Four-day strike continues across East Pakistan
The state-run Pakistan Television and Radio Pakistan in Dhaka were renamed Dhaka Television and Dhaka Betar Kendra on March 4, 1971 as the non-cooperation movement launched by Bangabandhu Sheikh Mujibur Rahman gained momentum.
Radio and television artists announced that they would not work on programs for Pakistan as long as the people and students of the country (the then East Pakistan) were involved in the struggle.
The development came amid an ongoing countrywide strike, from 6am to 2pm, which caused the civil administration in the province to completely collapse.
During the strike on the day, six people were martyred in firing by the army in Khulna, while the death toll in Chittagong rose to 121. The strike began on March 3 when Bangabandhu called for a four-day shutdown protesting repression by the Pakistani junta.
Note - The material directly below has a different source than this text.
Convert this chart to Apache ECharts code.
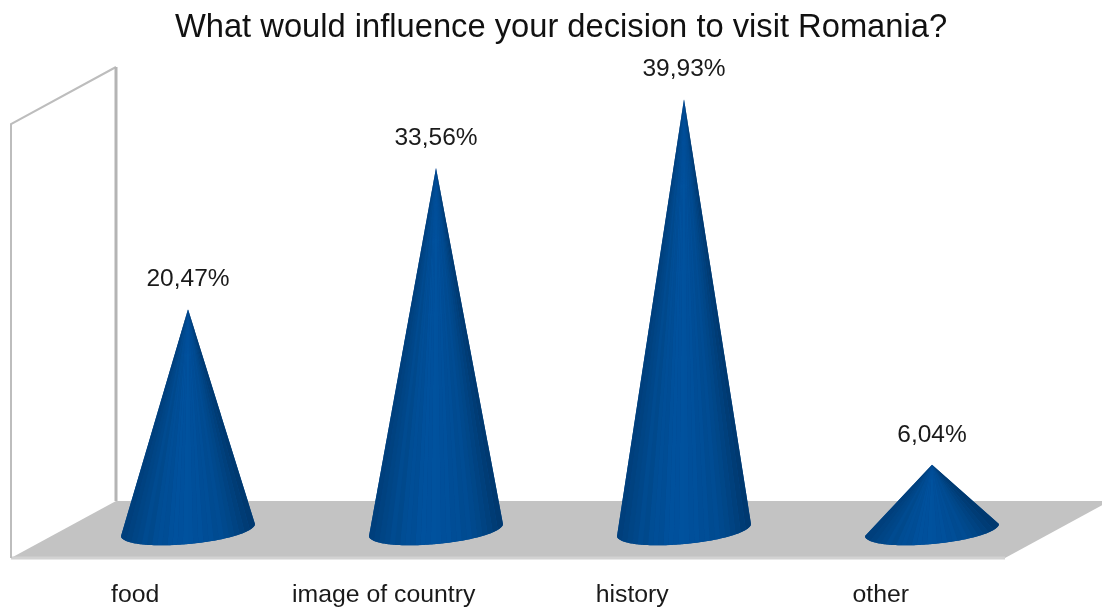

After Bangabandhu's call on March 3, hundreds of men, women and students waited for hours to voluntarily donate blood to the Blood Bank of Dhaka Medical College Hospital to save the lives of heroic citizens shot in the course of the movement.
Sheikh Mujib congratulated the people for continuing the strike and asked government and non-government offices, where employees had not received salaries, to operate from 2:30 pm to 4:30 pm to disburse salaries during the subsequent two days of strike.
Issuing a statement, Bangabandhu said that no nation had ever been liberated without making extreme sacrifices.
According to US Embassy archives, Mujib admitted to several foreign correspondents “off the record” that he would make a statement equivalent to independence for East Pakistan on Sunday (March 7).
He did, however, go on to say that the East and West wings should draft their respective constitutions and thereafter discussions over the form of linkage could take place.
“At least one Pakistani air force C-130 has been seen flying into Dacca and there are recurrent reports of forces being flown into Dacca via the Pakistani commercial airline and of the movement of troops from the West via ship….It is known that there is pressure from some elements in the military to make a quick repressive strike against the East Pakistani leaders in hopes of cowing them and the rest of the province.”
On March 4, People’s Party Chairman Zulfikar Ali Bhutto at a press conference in Karachi said that to contain anger in the country, his party would try its best to meet the Six-Point demand.
On the same day, Lt Gen Sahibzada Yaqub Khan stepped down as martial law administrator of East Pakistan. General Tikka Khan took over.